Raising awareness around breast cancer

Ashleah Flores, News Reporter

Illustration by Silvia Catarino / The Runner

With October here, educating ourselves on the severity and importance surrounding breast cancer is beneficial. October is always an important month for my family and I as we celebrate my mom, Lydia’s, winning battle with cancer and how she is a survivor.
My mom was first diagnosed in 2012 after being prompted to have a mammogram just a year after her cousin battled it. After a year of chemotherapy and surgery, my mom was cancer free.

She said, “I feel blessed that I’m still alive.”

During her treatments, reading and focusing on getting better for her family helped pass the time for her. A close friend of hers gifted her a book of inspirational quotes. One stood out to her the most, “You never know how strong you are until being strong is the only choice you have.”
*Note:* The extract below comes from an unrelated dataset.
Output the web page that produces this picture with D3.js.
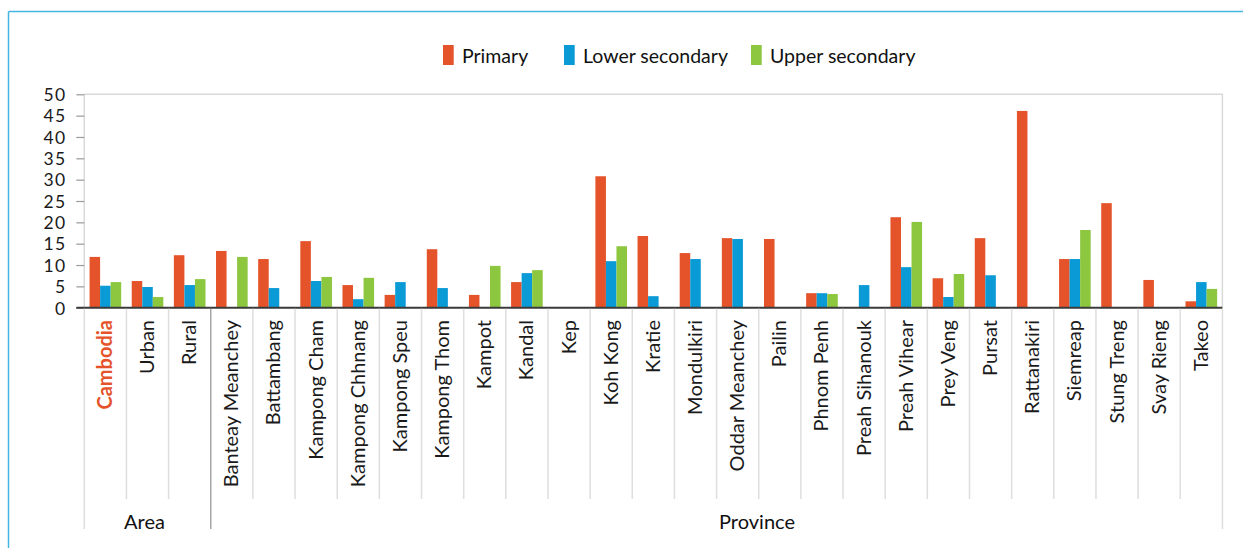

That is just a summary of what my mom went through amidst her battle, but not everyone ends their journey cancer free. For many families, loved ones lose their battle and worry that it may run in their own genes.

I know that for me, I have that worry. That’s why younger people must also be educated on this topic, so that they can get breast exams even if doesn’t run in their family. It is always better to be informed for both you and others.
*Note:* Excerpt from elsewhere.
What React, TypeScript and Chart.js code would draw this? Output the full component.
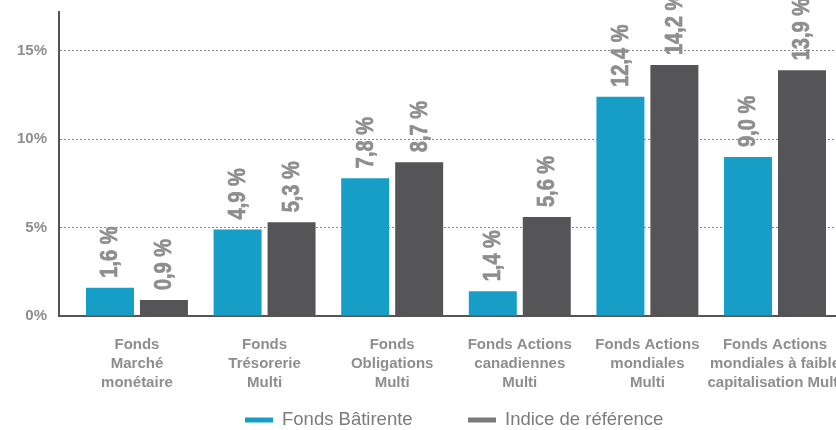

Breast Cancer is a disease that affects at least 1 in 8 women every day. According to the American Cancer Society, breast cancer is the leading cause of death in women aged 45 to 62 and about 43,250 women will lose their battle with breast cancer in 2022. It is possible for someone younger to develop it, though it is rare.

Men are also susceptible to breast cancer. The chances are scarce but still very possible.
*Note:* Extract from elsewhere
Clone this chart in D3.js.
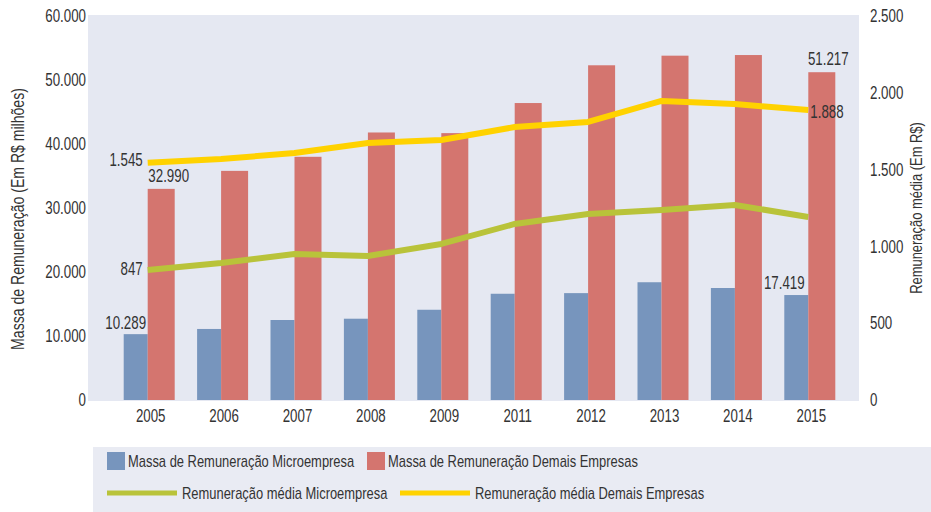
<!DOCTYPE html>
<meta charset="utf-8">
<style>
  html, body { margin: 0; padding: 0; background: #fff; }
  svg text { font-family: "Liberation Sans", Arial, sans-serif; fill: #333; }
</style>
<body>
<script src="https://cdn.jsdelivr.net/npm/d3@7"></script>
<script>

  var width = 931, height = 512;

  // data
  var anos = ["2005", "2006", "2007", "2008", "2009", "2011", "2012", "2013", "2014", "2015"];
  var massaMicro = [10289, 11100, 12500, 12700, 14100, 16600, 16700, 18400, 17500, 16400];
  var massaDemais = [32990, 35800, 38000, 41800, 41700, 46400, 52300, 53800, 53900, 51217];
  var mediaMicro = [847, 892, 950, 938, 1016, 1146, 1211, 1237, 1270, 1191];
  var mediaDemais = [1545, 1569, 1608, 1673, 1693, 1777, 1810, 1947, 1927, 1888];
  var leftTicks = [0, 10000, 20000, 30000, 40000, 50000, 60000];
  var rightTicks = [0, 500, 1000, 1500, 2000, 2500];

  var colors = {
      micro: "#7795bd",
      demais: "#d4756f",
      mediaMicro: "#b9c33a",
      mediaDemais: "#ffd200"
  };

  var fmt = d3.formatLocale({decimal: ",", thousands: ".", grouping: [3]}).format(",");

  var plot = {left: 88, right: 859, top: 15, bottom: 401};

  var svg = d3.select("body").append("svg")
      .attr("width", width)
      .attr("height", height);

  /* background */
  svg.append("rect")
      .attr("x", plot.left).attr("y", plot.top)
      .attr("width", plot.right - plot.left)
      .attr("height", plot.bottom - plot.top)
      .attr("fill", "#e5e8f2");

  var x = d3.scaleBand().domain(anos).range([111, 845]);
  var yL = d3.scaleLinear().domain([0, 60000]).range([400, 16]);
  var yR = d3.scaleLinear().domain([0, 2500]).range([400, 16]);
  var cx = d => x(d) + x.bandwidth() / 2;

  /* axes */
  var axL = svg.append("g")
      .attr("transform", "translate(86,0)")
      .call(d3.axisLeft(yL).tickValues(leftTicks).tickFormat(fmt).tickSize(0).tickPadding(0));
  var axR = svg.append("g")
      .attr("transform", "translate(870,0)")
      .call(d3.axisRight(yR).tickValues(rightTicks).tickFormat(fmt).tickSize(0).tickPadding(0));
  var axB = svg.append("g")
      .attr("transform", "translate(3,409)")
      .call(d3.axisBottom(x).tickSize(0).tickPadding(0));
  [axL, axR, axB].forEach(function(a) {
      a.select(".domain").remove();
      a.selectAll("text").style("font-size", "17.5px").attr("fill", "#333")
	  .style("font-family", "'Liberation Sans', Arial, sans-serif");
  });
  axB.selectAll("text").attr("dy", "0.75em");

  svg.append("text")
      .attr("transform", "translate(24,219) rotate(-90)")
      .attr("text-anchor", "middle")
      .style("font-size", "18.5px")
      .text("Massa de Remuneração (Em R$ milhões)");
  svg.append("text")
      .attr("transform", "translate(922,208) rotate(-90)")
      .attr("text-anchor", "middle")
      .style("font-size", "17px")
      .text("Remuneração média (Em R$)");

  /* bars */
  svg.selectAll(".bm").data(anos).enter().append("rect")
      .attr("x", d => cx(d) - 24)
      .attr("width", 24)
      .attr("y", (d, i) => yL(massaMicro[i]))
      .attr("height", (d, i) => yL(0) - yL(massaMicro[i]))
      .attr("fill", colors.micro);
  svg.selectAll(".bd").data(anos).enter().append("rect")
      .attr("x", d => cx(d))
      .attr("width", 27)
      .attr("y", (d, i) => yL(massaDemais[i]))
      .attr("height", (d, i) => yL(0) - yL(massaDemais[i]))
      .attr("fill", colors.demais);

  /* lines */
  function drawLine(vals, col) {
      svg.append("path")
	  .datum(vals)
	  .attr("fill", "none")
	  .attr("stroke", col)
	  .attr("stroke-width", 6)
	  .attr("stroke-linejoin", "round")
	  .attr("d", d3.line().x((d, i) => cx(anos[i])).y(d => yR(d)));
  }
  drawLine(mediaMicro, colors.mediaMicro);
  drawLine(mediaDemais, colors.mediaDemais);

  /* data labels */
  var last = anos.length - 1;
  function label(tx, ty, txt, anchor) {
      svg.append("text")
	  .attr("x", tx).attr("y", ty)
	  .attr("dy", "0.35em")
	  .attr("text-anchor", anchor)
	  .style("font-size", "17.5px")
	  .text(txt);
  }
  label(cx(anos[0]) - 5, yR(mediaDemais[0]) - 3, fmt(mediaDemais[0]), "end");
  label(cx(anos[0]) - 5, yR(mediaMicro[0]) - 1, fmt(mediaMicro[0]), "end");
  label(cx(anos[0]) + 21, yL(massaDemais[0]) - 13, fmt(massaDemais[0]), "middle");
  label(cx(anos[0]) - 22, yL(massaMicro[0]) - 11, fmt(massaMicro[0]), "middle");
  label(cx(anos[last]) + 20, yL(massaDemais[last]) - 13, fmt(massaDemais[last]), "middle");
  label(cx(anos[last]) + 2, yR(mediaDemais[last]) + 2, fmt(mediaDemais[last]), "start");
  label(cx(anos[last]) - 24, yL(massaMicro[last]) - 12, "17.419", "middle");

  /* legend */
  svg.append("rect")
      .attr("x", 93).attr("y", 447)
      .attr("width", width - 93).attr("height", height - 447)
      .attr("fill", "#e9ebf3");

  var legendItems = [
      {name: "Massa de Remuneração Microempresa", color: colors.micro, type: "box", x: 107, y: 461},
      {name: "Massa de Remuneração Demais Empresas", color: colors.demais, type: "box", x: 367, y: 461},
      {name: "Remuneração média Microempresa", color: colors.mediaMicro, type: "line", x: 107, y: 493},
      {name: "Remuneração média Demais Empresas", color: colors.mediaDemais, type: "line", x: 400, y: 493}
  ];
  legendItems.forEach(function(it) {
      if (it.type == "box") {
	  svg.append("rect")
	      .attr("x", it.x).attr("y", it.y - 9)
	      .attr("width", 18).attr("height", 18)
	      .attr("fill", it.color);
      } else {
	  svg.append("line")
	      .attr("x1", it.x).attr("x2", it.x + 70)
	      .attr("y1", it.y).attr("y2", it.y)
	      .attr("stroke", it.color)
	      .attr("stroke-width", 5);
      }
      svg.append("text")
	  .attr("x", it.x + (it.type == "box" ? 21 : 75))
	  .attr("y", it.y)
	  .attr("dy", "0.35em")
	  .style("font-size", "17px")
	  .text(it.name);
  });

  /* narrow the font, like the original condensed face */
  svg.selectAll("text").each(function() {
      var len = this.getComputedTextLength();
      this.setAttribute("textLength", (len * 0.76).toFixed(1));
      this.setAttribute("lengthAdjust", "spacingAndGlyphs");
  });

</script>
</body>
Kenneth, a male breast cancer survivor says in an interview with the CDC, “As a man, there was definitely a stigma, and I just didn’t want those questions, so I was fighting for my life, and no one knew what was going on.” He also said that he wasn’t aware that men could also have breast cancer. Breast cancer did run in his family, as his grandmother had it.

Many men are unaware of the possibility of breast cancer because it isn’t brought to their knowledge.

Jennifer Henry is the executive director of Links for Life, an organization that improves breast health outcomes in Kern County, educates and empowers our neighbors to take ownership of their breast health, and provide care and support to people affected by breast cancer.

In an interview with Jennifer, she explained that she and the organization she works with taught breast self-exams at West High School in Bakersfield. This is important because although it is not common, it is possible to develop at an earlier age than what is documented. Making it a point to inform young people on the matter is significant.

Jennifer stated the organization’s mission, “Links for Life believes everyone fighting breast cancer is a survivor.”

Links for Life also provides support groups for husbands and partners whose loved ones are fighting breast cancer. They also offer tons of resources for people in active treatment and past treatment that may need extra help or support.